Come accennato, l’elemento in grado di far scattare la tassa su una piscina privata è la categoria catastale di appartenenza. Conoscere tale concetto giuridico semplifica anche la comprensione del decreto e dei limiti sopra esposti.

Con il termine categoria catastale si fa riferimento alla destinazione d’uso di un qualsiasi immobile inserito all’interno del perimetro cittadino. Questa viene indicata con una lettera dell’alfabeto seguita da un numero. Per gli immobili a destinazione ordinaria si distinguono:

  • A/1: abitazioni di tipo signorile;
  • A/2: abitazioni di tipo civile;
  • A/3: abitazioni di tipo economico;
  • A/4: abitazioni di tipo popolare;
  • A/5: abitazioni di tipo ultrapopolare;
  • A/6: abitazioni di tipo rurale;
  • A/7: abitazioni in villini;
  • A/8: abitazioni in ville;
  • A/9: castelli, palazzi di eminenti pregi artistici o storici;
  • A/10: uffici e studi privati;
  • A/11: abitazioni ed alloggi tipici dei luoghi.

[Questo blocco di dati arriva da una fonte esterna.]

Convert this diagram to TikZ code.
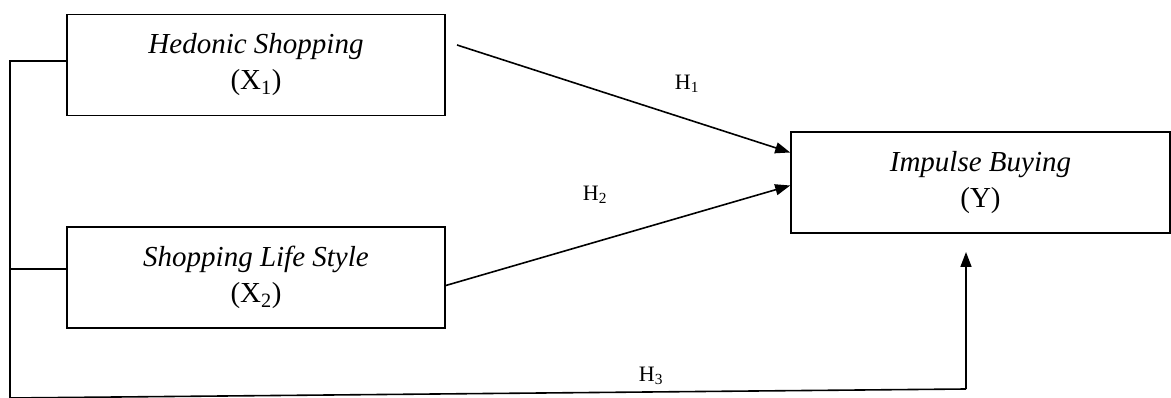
\documentclass[tikz,border=0pt]{standalone}
\usepackage{fontspec}
\setmainfont{Liberation Serif}
\usetikzlibrary{arrows.meta,calc}
\begin{document}
\begin{tikzpicture}[x=1pt,y=-1pt,
  varbox/.style={draw,line width=1.6pt,rectangle,minimum width=378pt,minimum height=101pt,
    align=center,font=\fontsize{29}{36}\selectfont,inner sep=0pt},
  conn/.style={line width=1.6pt},
  arr/.style={line width=1.6pt,-{Triangle[length=15pt,width=11pt]}},
  hlab/.style={font=\fontsize{22}{24}\selectfont,inner sep=0pt}]
\useasboundingbox (0,0) rectangle (1171,398);
\node[varbox] (X1) at (256,65) {\textit{Hedonic Shopping}\\(X\textsubscript{1})};
\node[varbox] (X2) at (256,277.5) {\textit{Shopping Life Style}\\(X\textsubscript{2})};
\node[varbox,minimum width=379pt] (Y) at (980.5,182.5) {\textit{Impulse Buying}\\(Y)};
\coordinate (top) at (10,61);
\coordinate (mid) at (10,269);
\coordinate (bot) at (10,398);
\coordinate (corner) at (966,389);
\coordinate (h3end) at (966,252);
\coordinate (h1start) at (457,45);
\draw[conn] (top -| X1.west) -- (top) -- (bot) -- (corner);
\draw[conn] (mid) -- (mid -| X2.west);
\draw[arr] (corner) -- (h3end);
\draw[arr] (h1start) -- ($(Y.west)+(0,-30)$);
\draw[arr] ($(X2.east)+(0,8)$) -- ($(Y.west)+(0,3)$);
\node[hlab] (h1) at (687,84) {H\textsubscript{1}};
\node[hlab] (h2) at (595,195) {H\textsubscript{2}};
\node[hlab] (h3) at (651,376) {H\textsubscript{3}};
\end{tikzpicture}
\end{document}
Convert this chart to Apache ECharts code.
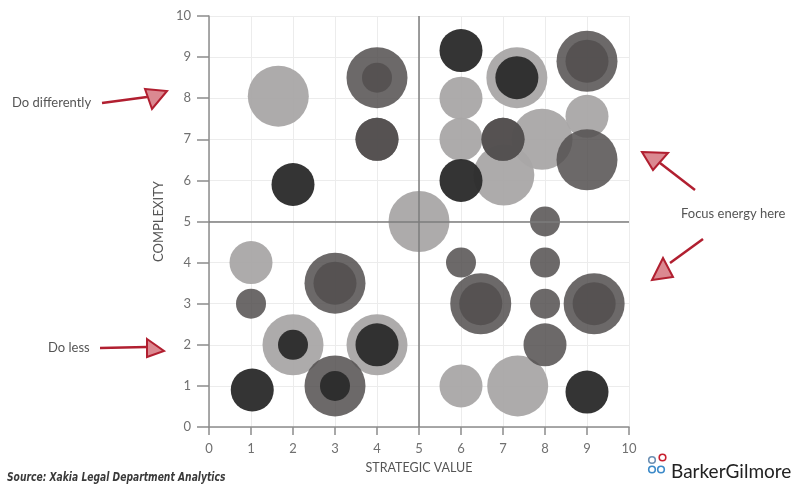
<!DOCTYPE html>
<html>
<head>
<meta charset="utf-8">
<title>Strategic value vs complexity</title>
<script src="https://cdn.jsdelivr.net/npm/echarts@6/dist/echarts.min.js"></script>
<style>
  html, body { margin: 0; padding: 0; background: #fff; }
  #chart { width: 800px; height: 489px; }
</style>
</head>
<body>
<div id="chart"></div>
<script>
// [x = strategic value, y = complexity, size class]
var lightItems = [
    [1.65, 8.05, 3], [5, 5, 3], [6, 8, 2], [6, 7, 2], [7.02, 6.13, 3], [7.93, 7, 3],
    [9, 7.56, 2], [1, 4, 2], [2, 2, 3], [4, 2, 3], [6, 1, 2], [7.35, 1, 3], [7.33, 8.5, 3]
];
var darkItems = [
    [4, 8.5, 3], [9, 8.9, 3], [9, 6.5, 3], [3, 3.5, 3], [3, 1, 3], [6.47, 3, 3], [9.17, 3, 3],
    [1, 3, 1], [6, 4, 1], [8, 4, 1], [8, 3, 1], [8, 5, 1], [8, 2, 2], [4, 7, 2], [7, 7, 2]
];
var darkOverlapItems = [
    [4, 8.5, 1], [9, 8.9, 2], [3, 3.5, 2], [6.47, 3, 2], [9.17, 3, 2], [4, 7, 2], [7, 7, 2]
];
var blackItems = [
    [6, 9.16, 2], [7.33, 8.5, 2], [6, 6, 2], [2, 5.9, 2], [2, 2, 1], [4, 2, 2],
    [1.03, 0.9, 2], [3, 1, 1], [9, 0.85, 2]
];
var quadrantSplit = [5, 5];
var axisTicks = [0, 10, 1];

var SIZE_PX = { 1: 30, 2: 43, 3: 61 };
var FONT = 'Lato, "Open Sans", sans-serif';
var RED = '#b11f30';

function bubbleSeries(name, items, color, opacity) {
    return {
        name: name,
        type: 'scatter',
        data: items,
        symbolSize: function (v) { return SIZE_PX[v[2]]; },
        itemStyle: { color: color, opacity: opacity },
        emphasis: { disabled: true },
        silent: true
    };
}

function arrow(shaft, head) {
    return [
        { type: 'polyline', shape: { points: shaft }, style: { stroke: RED, lineWidth: 2.5, fill: null }, silent: true },
        { type: 'polygon', shape: { points: head }, style: { stroke: RED, lineWidth: 2, fill: 'rgba(190,40,55,0.55)' }, silent: true }
    ];
}

var chart = echarts.init(document.getElementById('chart'));

var graphics = [];
graphics.push({ type: 'text', left: 12, top: 96, style: { text: 'Do differently', font: '13px ' + FONT, fill: '#555' } });
graphics.push({ type: 'text', left: 48, top: 341, style: { text: 'Do less', font: '13px ' + FONT, fill: '#555' } });
graphics.push({ type: 'text', left: 681, top: 207, style: { text: 'Focus energy here', font: '13px ' + FONT, fill: '#555' } });
graphics = graphics.concat(
    arrow([[102, 103], [147, 97]], [[145, 89], [167, 91], [152, 109]]),
    arrow([[100, 348], [147, 347]], [[147, 339], [164, 351], [147, 357]]),
    arrow([[695, 190], [660, 163]], [[642, 152], [668, 153], [653, 170]]),
    arrow([[703, 239], [670, 263]], [[652, 280], [673, 277], [663, 258]])
);
// condensed italic source line
graphics.push({
    type: 'text', x: 7, y: 472, scaleX: 0.85,
    style: { text: 'Source: Xakia Legal Department Analytics', font: 'italic bold 12px "DejaVu Sans Condensed", sans-serif', fill: '#3a3a3a', verticalAlign: 'top' }
});
// BarkerGilmore logo
[[652, 460, '#6b8fb3'], [662.5, 457.5, '#c8202f'], [652, 469.5, '#3c8ac9'], [661, 469.5, '#3c8ac9']].forEach(function (c) {
    graphics.push({ type: 'circle', shape: { cx: c[0], cy: c[1], r: 3.3 }, style: { fill: '#fff', stroke: c[2], lineWidth: 1.6 }, silent: true });
});
graphics.push({ type: 'text', left: 671, top: 462, style: { text: 'BarkerGilmore', font: '19px ' + FONT, fill: '#222' } });

var option = {
    backgroundColor: '#fff',
    animation: false,
    grid: { left: 209, right: 171, top: 16, bottom: 62 },
    xAxis: {
        type: 'value', min: axisTicks[0], max: axisTicks[1], interval: axisTicks[2],
        name: 'STRATEGIC VALUE', nameLocation: 'middle', nameGap: 34,
        nameTextStyle: { fontFamily: FONT, fontSize: 12.5, color: '#555' },
        axisLine: { show: true, lineStyle: { color: '#8c8c8c', width: 1.5 } },
        axisTick: { show: true, length: 8, lineStyle: { color: '#8c8c8c', width: 1.5 } },
        axisLabel: { margin: 15, fontFamily: FONT, fontSize: 13, color: '#707070' },
        splitLine: { show: true, lineStyle: { color: '#ececec', width: 1 } }
    },
    yAxis: {
        type: 'value', min: axisTicks[0], max: axisTicks[1], interval: axisTicks[2],
        name: 'COMPLEXITY', nameLocation: 'middle', nameGap: 40,
        nameTextStyle: { fontFamily: FONT, fontSize: 13, color: '#555' },
        axisLine: { show: true, lineStyle: { color: '#8c8c8c', width: 1.5 } },
        axisTick: { show: true, length: 12, lineStyle: { color: '#8c8c8c', width: 1.5 } },
        axisLabel: { margin: 18, fontFamily: FONT, fontSize: 13, color: '#707070' },
        splitLine: { show: true, lineStyle: { color: '#ececec', width: 1 } }
    },
    series: [
        bubbleSeries('light', lightItems, '#a9a7a7', 0.95),
        bubbleSeries('dark', darkItems, '#524f4f', 0.85),
        bubbleSeries('darkOverlap', darkOverlapItems, '#524f4f', 0.85),
        bubbleSeries('black', blackItems, '#2c2c2c', 0.96),
        {
            name: 'quadrants',
            type: 'scatter',
            data: [],
            z: 5,
            markLine: {
                silent: true,
                symbol: 'none',
                label: { show: false },
                lineStyle: { color: '#7c7c7c', width: 1.5, type: 'solid' },
                data: [{ xAxis: quadrantSplit[0] }, { yAxis: quadrantSplit[1] }]
            }
        }
    ],
    graphic: graphics
};

chart.setOption(option);
window.addEventListener('resize', function () { chart.resize(); });
</script>
</body>
</html>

Le abitazioni di fascia media, generalmente, sono comprese tra la categoria A/2 e la A/9.  Si tratta di immobili assimilabili alla prima casa e per questo associati ad agevolazioni. La presenza di una piscina, come abbiamo visto, può generare uno scatto di categoria, arrivando alla A/1, cioè alle abitazioni di tipo signorile e generando un aumento delle tasse relative al patrimonio immobiliare.

In particolare, con tale cambiamento di fascia catastale si diventa soggetti all’IMU (Imposta Municipale Unica) e alla TASI (tassa sui Servizi Indivisibili). In tale contesto, però, è bene ricordare che non è la costruzione della piscina in sé a far diventare una casa di tipo signorile, ma tale evidenza si deve aggiungere al superamento dei limiti sopra spiegati.

In ogni caso una piscina va sempre accatastata, influenzando la rendita catastale della casa e incidendo sulle spese. La classe corretta nella quale inserire la propria piscina è la C/4, si tratta dei fabbricati e locali per esercizi sportivi senza fini di lucro. Quando, come nei casi presi in considerazione, la piscina privata non si trova all'interno di una struttura più ampia come un centro sportivo, ma è privata, allora contribuisce ad alzare anche la classe dell’immobile principale. L’aumento, seppur contenuto, è definito dai singoli regolamenti comunali.

Piscina senza tassa di lusso: si può fare!

In generale, dunque, le piscine per uso privato non prevedono il pagamento di tasse. Questo avviene perché difficilmente si raggiungono gli standard di grandezza di 80 mq, per i quali poi subentra la tassa.